Bumblebees and Race Horses: Ideas for Goal setting
Bumblebees and Race Horses
This is an extract taken The Triathlete’s Training Bible and is the philosophy my husband applies when training for marathon races. I have never been a person to set goals and then stick to them. So I am looking for ideas that I can apply to learning photography, being creative and growing my business.
“A few years ago a group of scientists at NASA developed an interest in bumblebees. These scientists reckoned that these little insects held some secrets of flight that may provide some answers to questions about operating in space. After all, they asked, how could such small wings produce efficient lift for a relatively large and hairy torso?
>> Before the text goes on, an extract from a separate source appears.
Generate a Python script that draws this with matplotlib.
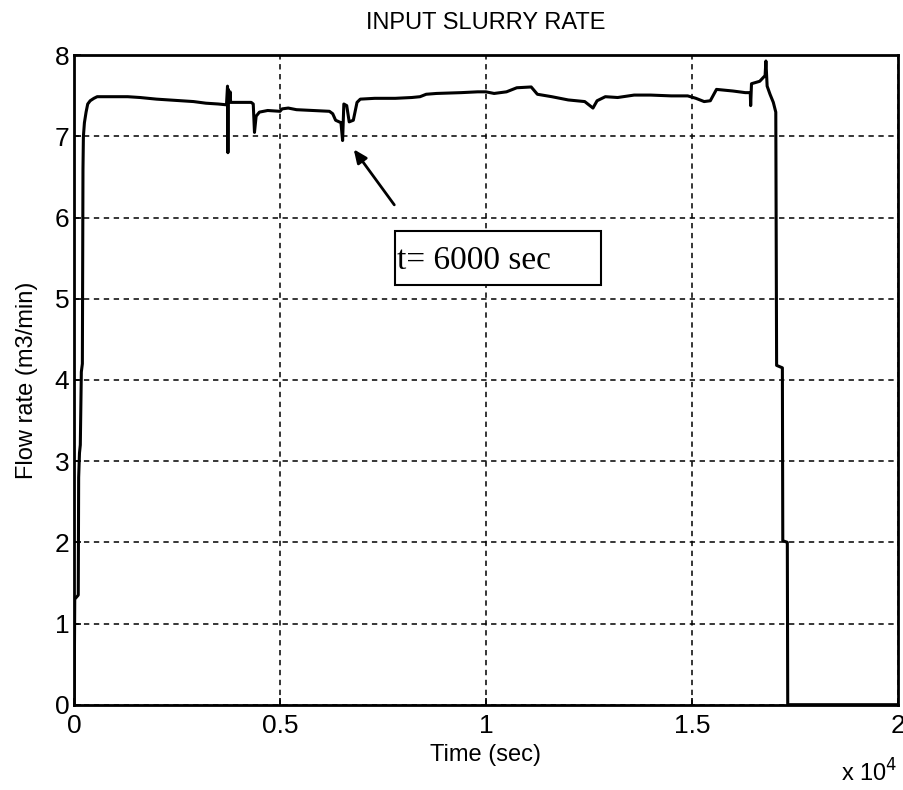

And how could a round body and flight position that violated many principles of aerodynamics move so efficiently through the air?
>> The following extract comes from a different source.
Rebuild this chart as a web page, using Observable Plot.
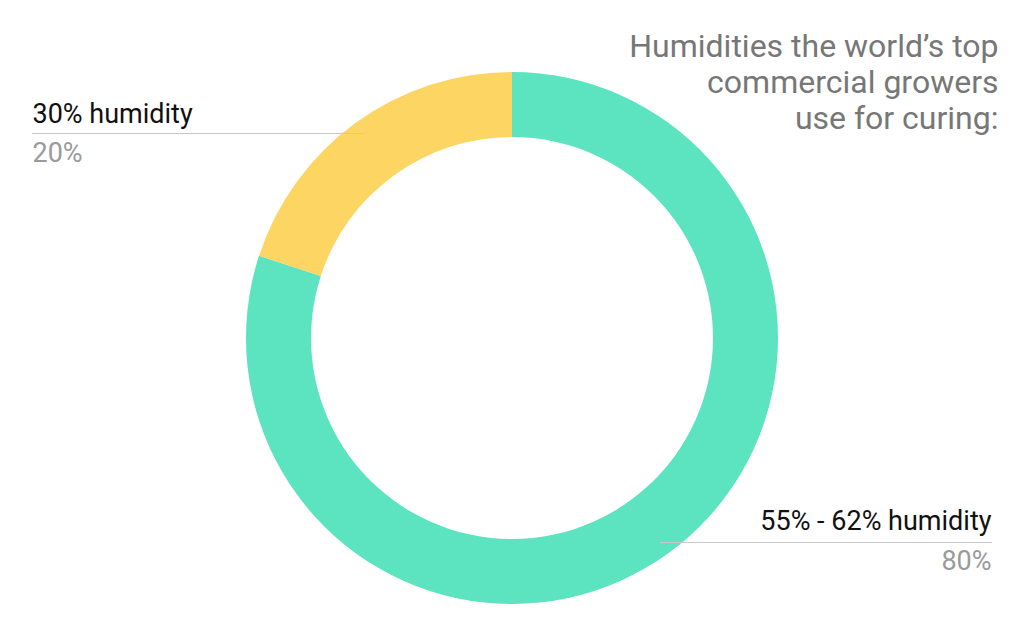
<!DOCTYPE html>
<html>
<head>
<meta charset="utf-8">
<script src="https://cdn.jsdelivr.net/npm/d3@7"></script>
<script src="https://cdn.jsdelivr.net/npm/@observablehq/plot@0.6"></script>
<style>
  html, body { margin: 0; padding: 0; background: #fff; }
  #chart svg { display: block; font-family: Roboto, "Noto Sans", sans-serif; }
</style>
</head>
<body>
<div id="chart"></div>
<script>
const categories = ["55% - 62% humidity", "30% humidity"];
const shares = [80, 20];
const shareLabels = ["80%", "20%"];
const sliceColors = ["#5ce3c0", "#fdd563"];
const titleLines = ["Humidities the world\u2019s top", "commercial growers", "use for curing:"];

const data = categories.map((c, i) => ({category: c, value: shares[i], pct: shareLabels[i]}));

const W = 1024, H = 635;
const cx = 512, cy = 338, rOuter = 266, rInner = 201;

function donut(index, scales, values, dimensions) {
  const pie = d3.pie().sort(null).value(d => d.value)(data);
  const arc = d3.arc().innerRadius(rInner).outerRadius(rOuter);
  const g = d3.create("svg:g").attr("transform", `translate(${cx},${cy})`);
  g.selectAll("path").data(pie).join("path")
    .attr("d", arc)
    .attr("fill", d => scales.color(d.data.category));
  return g.node();
}

const leftLabel = data[1], rightLabel = data[0];

const plot = Plot.plot({
  width: W, height: H,
  margin: 0,
  x: {domain: [0, W], range: [0, W], axis: null},
  y: {domain: [0, H], range: [0, H], axis: null},
  color: {domain: categories, range: sliceColors},
  style: {fontFamily: "Roboto, 'Noto Sans', sans-serif", background: "#fff"},
  marks: [
    donut,
    Plot.ruleY([133], {x1: 32, x2: 364, stroke: "#c8c8c8", strokeWidth: 1}),
    Plot.ruleY([542], {x1: 660, x2: 992, stroke: "#c8c8c8", strokeWidth: 1}),
    Plot.text([leftLabel], {x: 32, y: 114, text: d => d.category, textAnchor: "start", fontSize: 27, fill: "#111"}),
    Plot.text([leftLabel], {x: 32, y: 153, text: d => d.pct, textAnchor: "start", fontSize: 27, fill: "#9a9a9a"}),
    Plot.text([rightLabel], {x: 991, y: 521, text: d => d.category, textAnchor: "end", fontSize: 27, fill: "#111"}),
    Plot.text([rightLabel], {x: 991, y: 561, text: d => d.pct, textAnchor: "end", fontSize: 27, fill: "#9a9a9a"}),
    Plot.text(titleLines, {x: 998, y: (d, i) => 46.5 + i * 36, text: d => d, textAnchor: "end", fontSize: 32, fill: "#777"})
  ]
});
document.getElementById("chart").appendChild(plot);
</script>
</body>
</html>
So the scientists set about studying the bumblebee to discover its flying secrets. As scientists always do, they hypothesised about, they scrutinised, examined, dissected, measured, timed, filmed, observed, compared, quantified, thought about and debated the bumblebee. After weeks of study they came to one conclusion: Bumblebees are not capable of flight.
Fortunately, no one told the bumblebee. The silly insects go right on believing that flight is normal for them despite what the best minds in the scientific world no as fact.
We can learn a lot from the bumblebee. The single most critical piece of this multi-sport puzzle is believing in yourself and your capacity to succeed. “if you think you can or you think you can’t,” automobile manufacturer Henry Ford said, “you’re probably right.” The bumblebee thinks it can fly. Actually, the thought of anything else never even crosses its tiny mind. It just keeps flying.
Then there’s the race horse. The philosophy of equine athletes is similar to that of human athletes, and they are trained in much the same manner as a runner. They use heart rate monitors, train with intervals and endurance, follow a periodization plan and eat a diet designed to enhance performance.
Psychologically, racehorses differ a great deal from the human athlete. They never question their training preparation. When it comes time for a workout designed by their trainer, they do it without wondering if its enough. They don’t go out in the morning and put in a few extra junk miles for “insurance”. They don’t worry and fret after a poor performance. Stable life goes on as usual.
On race day, racehorses are nervous just as human athletes are; they know what is about to happen, but they don’t magnify the tension by comparing themselves with the other horse (“look at the legs on that stud!”). Instead they are very purposeful in their approach to training and racing. There is but one reason for every day existence – to get faster. If the horse is physically strong and the trainer is smart, this happens.
If you are to succeed in the sport you have chosen, the first thing you must do is believe in yourself just as the bumblebee does. Without this, all of the science in the world won’t do any good. You must also have a purposeful, racehorse trust in your training. Continuously second guessing and changing training direction after every race are a sure way to fail. Think like a bumblebee, train like a horse.”